What Is a Personal Guarantee And Is It a Good Idea to Sign One?

“What is a personal guarantee and is it a good idea?” I get asked this question a lot by clients. They want to know exactly what a personal guarantee is. 

We usually see that in business contexts where a business owner goes in to lease a property or to get a small business loan, and they say, “Oh, you just have to sign this personal guarantee.” Most people don’t even really understand exactly what that means, but landlords usually require it. 

Landlords and banks often ask for it

Let’s say the tenant is your business. When you go to rent an office, the landlord says, “You’re a corporation, and a California corporation is how you have your business set up.” Then, they’re going to say, “You need to sign a personal guarantee because your corporation was set up only two years ago and doesn’t really have a lot of assets or a lot of operating history. So, I want to ensure that I’m going to get paid on the lease.” 

So they say, “Just sign this personal guarantee,” and in a lot of lease forms, the personal guarantee is actually built right into the standardized form. And you’re signing on behalf of the corporation and right below it, it’ll say, “I personally guarantee that these payments are going to be made by the corporation.” And then you individually sign that. 

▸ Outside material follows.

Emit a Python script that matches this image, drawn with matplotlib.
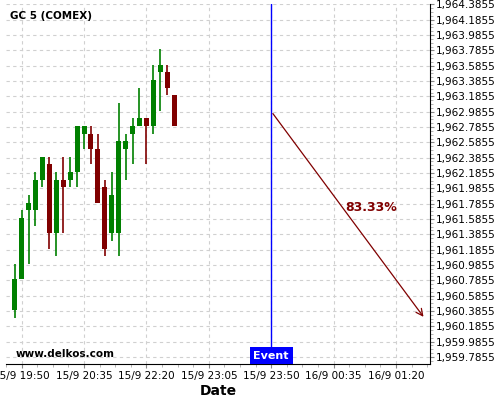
import numpy as np
import matplotlib
matplotlib.use("Agg")
import matplotlib.pyplot as plt
from matplotlib.ticker import FuncFormatter, AutoMinorLocator

# 5 minute candles, GC (COMEX)
opens  = [1960.4, 1960.8, 1961.7, 1961.7, 1962.1, 1962.3, 1961.4, 1962.1, 1962.1, 1962.2, 1962.7, 1962.7,
          1962.5, 1962.0, 1961.4, 1961.4, 1962.5, 1962.7, 1962.8, 1962.9, 1962.8, 1963.5, 1963.5, 1963.2]
highs  = [1961.0, 1961.7, 1961.9, 1962.2, 1962.4, 1962.4, 1962.2, 1962.4, 1962.4, 1962.8, 1962.8, 1962.8,
          1962.7, 1962.1, 1962.2, 1963.1, 1962.7, 1962.9, 1963.3, 1962.9, 1963.6, 1963.8, 1963.6, 1963.2]
lows   = [1960.3, 1960.8, 1961.0, 1961.5, 1962.0, 1961.2, 1961.1, 1961.4, 1962.0, 1962.0, 1962.5, 1962.3,
          1961.8, 1961.1, 1961.3, 1961.1, 1962.1, 1962.3, 1962.8, 1962.3, 1962.7, 1963.0, 1963.2, 1962.8]
closes = [1960.8, 1961.6, 1961.8, 1962.1, 1962.4, 1961.4, 1962.1, 1962.0, 1962.2, 1962.8, 1962.8, 1962.5,
          1961.8, 1961.2, 1961.9, 1962.6, 1962.6, 1962.8, 1962.9, 1962.8, 1963.4, 1963.6, 1963.3, 1962.8]

tick_pos = [1, 10, 19, 28, 37, 46, 55]
tick_labels = ['15/9 19:50', '15/9 20:35', '15/9 22:20', '15/9 23:05',
               '15/9 23:50', '16/9 00:35', '16/9 01:20']

event_x = 37
arrow_start = (37, 1962.99)
arrow_end = (59.2, 1960.28)
prob_text = '83.33%'

y_min, y_max = 1959.694, 1964.39
x_min, x_max = -0.65, 59.9

green = '#008000'
red = '#800000'

fig = plt.figure(figsize=(5, 4), dpi=100)
ax = fig.add_axes([0.012, 0.09, 0.848, 0.90])

for i in range(len(opens)):
    o, h, l, c = opens[i], highs[i], lows[i], closes[i]
    col = green if c >= o else red
    ax.vlines(i, l, h, color=col, lw=1.2, zorder=3)
    ax.bar(i, abs(c - o), bottom=min(o, c), width=0.72, color=col, zorder=4, linewidth=0)

ax.set_xlim(x_min, x_max)
ax.set_ylim(y_min, y_max)

# axes: only bottom and right
ax.spines['left'].set_visible(False)
ax.spines['top'].set_visible(False)
ax.yaxis.tick_right()
ax.yaxis.set_label_position('right')

# ticks anchored at ...x.x855
ax.set_yticks(np.arange(1959.7855, 1964.40, 0.2))
ax.yaxis.set_minor_locator(AutoMinorLocator(4))
ax.yaxis.set_major_formatter(FuncFormatter(lambda v, p: '{:,.4f}'.format(v)))

ax.set_xticks(tick_pos)
ax.set_xticklabels(tick_labels)
ax.set_xticks(np.arange(tick_pos[0] - 2.25, x_max, 2.25), minor=True)

ax.tick_params(axis='both', which='major', labelsize=7.5, length=3, color='#888888')
ax.tick_params(axis='both', which='minor', length=2, color='#aaaaaa')
ax.tick_params(axis='x', pad=2)
ax.tick_params(axis='y', pad=1)

ax.grid(True, which='major', color='#d0d0d0', linestyle=(0, (3, 3)), linewidth=0.8, zorder=0)
ax.set_axisbelow(True)

ax.set_xlabel('Date', fontsize=10, fontweight='bold', labelpad=2)

# event line and label
ax.axvline(event_x, color='blue', lw=1, zorder=2)
ax.text(event_x, y_min + 0.045, 'Event', color='white', fontsize=8, fontweight='bold',
        ha='center', va='bottom', zorder=6,
        bbox=dict(boxstyle='square,pad=0.35', facecolor='blue', edgecolor='none'))

# projection arrow
ax.annotate('', xy=arrow_end, xytext=arrow_start,
            arrowprops=dict(arrowstyle='->', color=red, lw=0.9, mutation_scale=12), zorder=5)
ax.text(51.36, 1961.741, prob_text, color=red, fontsize=9, fontweight='bold',
        ha='center', va='center', zorder=6)

ax.text(0.01, 0.967, 'GC 5 (COMEX)', transform=ax.transAxes, fontsize=7.5,
        fontweight='bold', ha='left', va='center')
ax.text(0.022, 0.028, 'www.delkos.com', transform=ax.transAxes, fontsize=7.5,
        fontweight='bold', ha='left', va='center')

plt.savefig('out.png', dpi=100)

What does it actually mean?

And a lot of times it never comes back to haunt you. But you are basically saying that if anything happens with the business, the corporation files bankruptcy, goes out of business, or you sell the business, you’re still personally liable for those debts. So, if the business can’t pay the lease to your vendors or whoever you have a personal guarantee to, you’re going to be liable to pay that, or you and your spouse will be liable to make those payments. 

What we tell our clients

So, we always tell clients that they should never agree to a personal guarantee. However, the reality of doing business is that when you go to sign a lease or get a business loan, they’re going to require a personal guarantee to make sure that they’re covered. So, in those cases, you really don’t have much of a choice. But if there’s a way you can avoid it then do so. 

And if it’s a vendor or anyone else other than a bank or your landlord, usually you should be able to get out of having to sign a personal guarantee. But it’s always a good idea to avoid them because they really can come back to haunt you five, ten, or even twenty years down the road, and I’ve seen this happen to clients as well.